Morto Pintacuda, il gesuita che «guidò» Palermo

Il suo ex pupillo non andrà al funerale. Gelide le condoglianze

Morto Pintacuda, il gesuita che «guidò» Palermo

Mariateresa Conti

da Palermo

Si è spento sabato notte, stroncato da problemi cardiaci e respiratori. E con lui è andato via anche un pezzo di storia politica di Palermo. Perché padre Ennio Pintacuda, 72 anni, teologo e gesuita, la storia della città, quella che ha visto Palermo, nell'ultimo scorcio degli anni Ottanta e all'inizio degli anni Novanta, diventare un laboratorio politico all'avanguardia, l'ha vissuta in prima linea, da protagonista: è stato lui l'ideologo di movimenti storici della società civile - vedi Città per l'uomo - poi sfociati nella Rete che hanno sancito la rottura con la politica tradizionale; lui il teorizzatore del sospetto come anticamera della verità, per la moralizzazione di una politica inquinata dalla mafia e dalle collusioni; lui il «creatore» del fenomeno Leoluca Orlando, l'artefice della sua rottura con la Dc e della svolta a sinistra, poi sfociata nella stagione della cosiddetta stagione della Primavera; e ancora lui, deluso dal suo «pupillo», uno dei principali nemici dello stesso Orlando.
Laureato in teologia all'Università gregoriana di Roma, specializzato in sociologia politica a New York, padre Pintacuda aveva quasi il dono della profezia.

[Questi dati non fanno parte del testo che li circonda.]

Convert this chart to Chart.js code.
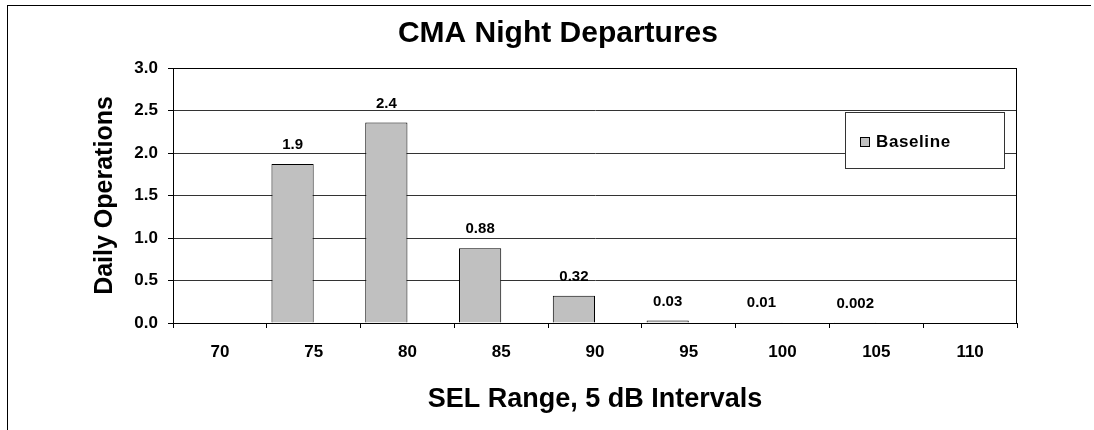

Amava definirsi «osservatore sociale». E osservava bene, se si pensa alle tante sue intuizioni che hanno finito poi con l'avere la conferma della storia, dalla «rivoluzione giudiziaria», da lui teorizzata ben prima di Tangentopoli e dei grandi processi di mafia, al declino del fenomeno Orlando.
Profeta autentico, però, padre Pintacuda, di quelli che non restano a oltranza legati alle proprie teorie, era riuscito ad andare oltre. Tanto da accettare, negli ultimi anni, incarichi dal centrodestra. Come quello che ricopriva da 7 anni di presidente del Cerisdi, scuola di eccellenza per la formazione politica e degli alti dirigenti degli enti locali, sede anche di master euromediterranei. Una «colpa» che la sinistra non gli ha mai perdonato.
La formazione. Un «pallino» da sempre di questo gesuita con una passione sconfinata per la politica. Inizialmente come docente al centro studi sociali Cesare Terranova, quindi come insegnante di sociologia all'istituto di formazione politica Pedro Arrupe diretto all'epoca da padre Bartolomeo Sorge, altro gesuita doc con la passione politica nel sangue con cui padre Pintacuda ruppe nel '92, quando il suo impegno nella Rete e gli eccessi di oltranzismo gli costarono la perdita della docenza. Ma padre Pintacuda continuò. E negli anni d'oro del suo tandem con Orlando si inventò a Filaga, pochi chilometri dalla sua città natale, Prizzi, vicino Corleone, una scuola che ogni anno riuniva il meglio della politica e della società civile. Che fu la culla dell'escalation di successi che nel '93 incoronarono Orlando sindaco di Palermo il 70% di consensi. Poi però qualcosa si incrinò. E la rottura arrivò pochi mesi dopo, quando Pintacuda lanciò il j'accuse contro la sua creatura, accusandolo di non essere stato capace di tesaurizzare per la coalizione il suo successo personale. Il resto è storia recente, con la presidenza della Libera università della politica e del Cerisdi.
Trasversale il cordoglio del mondo politico. «Ho ammirato in lui il coraggio intellettuale, la libertà di giudizio, l'impegno civile, l'animatore instancabile di iniziative culturali», ricorda il presidente del Senato Marcello Pera. Per Salvatore Cuffaro, governatore della Sicilia «in anni difficili ha fornito un contributo di riflessione utile al formarsi di una coscienza civile e democratica». E Achille Occhetto, in quegli anni segretario del Pci: «Con lui scompare il principale artefice della Primavera di Palermo che ha segnato una svolta nella coscienza collettiva». Per il ministro degli Affari regionali Enrico La Loggia la scomparsa del gesuita è «una grandissima perdita, per la sua capacità di intuire soluzioni su problemi molto complessi».

Da Leoluca Orlando, che ha già annunciato che non visiterà la camera ardente e non parteciperà ai funerali che si svolgeranno oggi nella chiesa di Casa Professa, appena poche righe: «Resterà in me sempre vivo il ricordo di un periodo passato di impegno comune che da tempo, però, si era interrotto». E che neanche la morte, evidentemente, ha ricucito.